Shock:Social Science Fiction
- Cover
- Designers: Joshua A.C. Newman
- Publishers: the glyphpress
- Publication: 2006
- Genres: Science fiction
- Systems: Custom

= Shock: Social Science Fiction =

Tabletop role-playing game

Shock: Social Science Fiction is a pen-and-paper indie RPG about the effects of the shock of cultural change on the individuals who make up that culture. The title is a reference to Alvin Toffler's Future Shock, the concept that rapid culture changes leave the members of the culture increasingly challenged by adaptation. The game is designed to be used by players to make "what if" science fiction, rather than science-flavored fantasy adventure. It was first published in 2006 and has since been through two point version updates.

== Editions ==
- 1st Edition (Version 1.0) was published in 2006.
- 2nd Edition (Version 1.1) was published in 2007, fixing some typos in the text and adding some clarifications to improve playability.
- 3rd Edition (Version 1.2) was published in 2009 again fixing some typos and adding an outline of the process of setup and play.
- 4th Edition (Version 1.3) was published in 2010 as the Italian translation by Janus Editions, modifying some of the mechanical metaphors for clarification, though none of the mechanics themselves.

== Linguistic Peculiarities ==

The game text makes use of the gender neutral pronoun zie/hir to allow the player to experience some of the same culture shock that the characters in the game will live through.

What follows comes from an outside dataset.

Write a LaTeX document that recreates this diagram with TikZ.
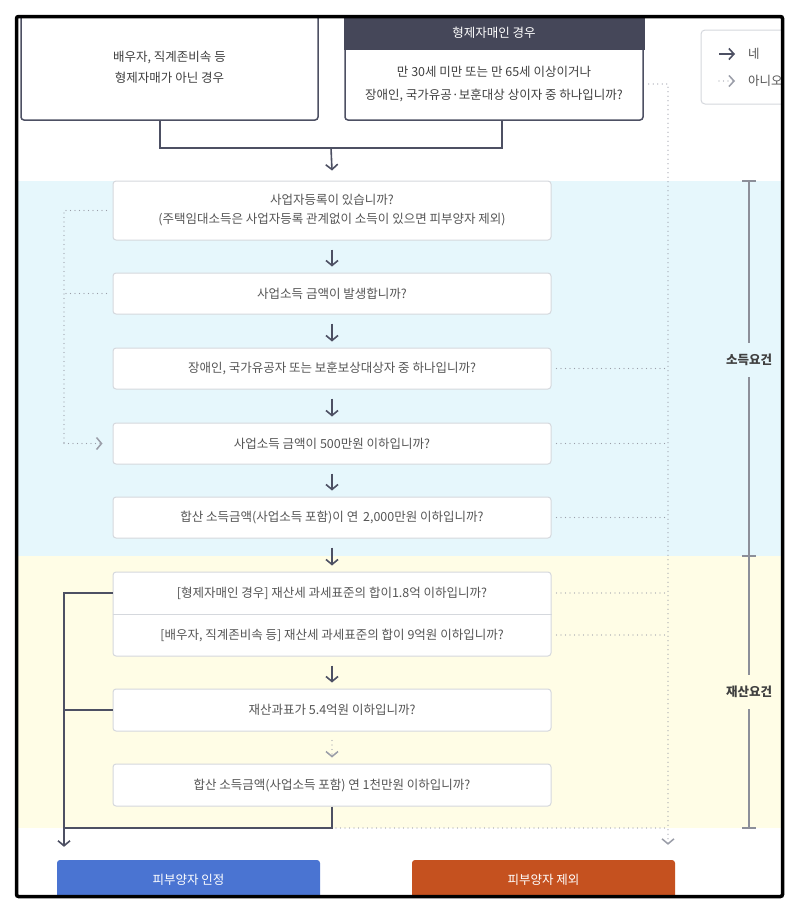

When the rules refer generically to a Protagonist or Antagonist the text uses *Tagonist as a generic alternative (borrowing the unix-style wildcard character *).

== Mechanics ==
Shock: does not require advance preparation by a moderator or game facilitator. The game has no traditional Game Master role: each player creates a Protagonist (that will be her/his character) and gives the player to his/her left a guideline about the kind of Antagonist they will face. That player then fleshes out the Antagonists sheet.

Play goes around the table with each Protagonist playing out a scene until the Antagonist places them in a conflict situation. Then the conflict is resolved, the scene ends, and play continues with a new scene with the next player's Protagonist.

The game originated a system of counterstakes, called "intents" that raises the possibility of every player getting what they asked for, a process with deliberately ironic results.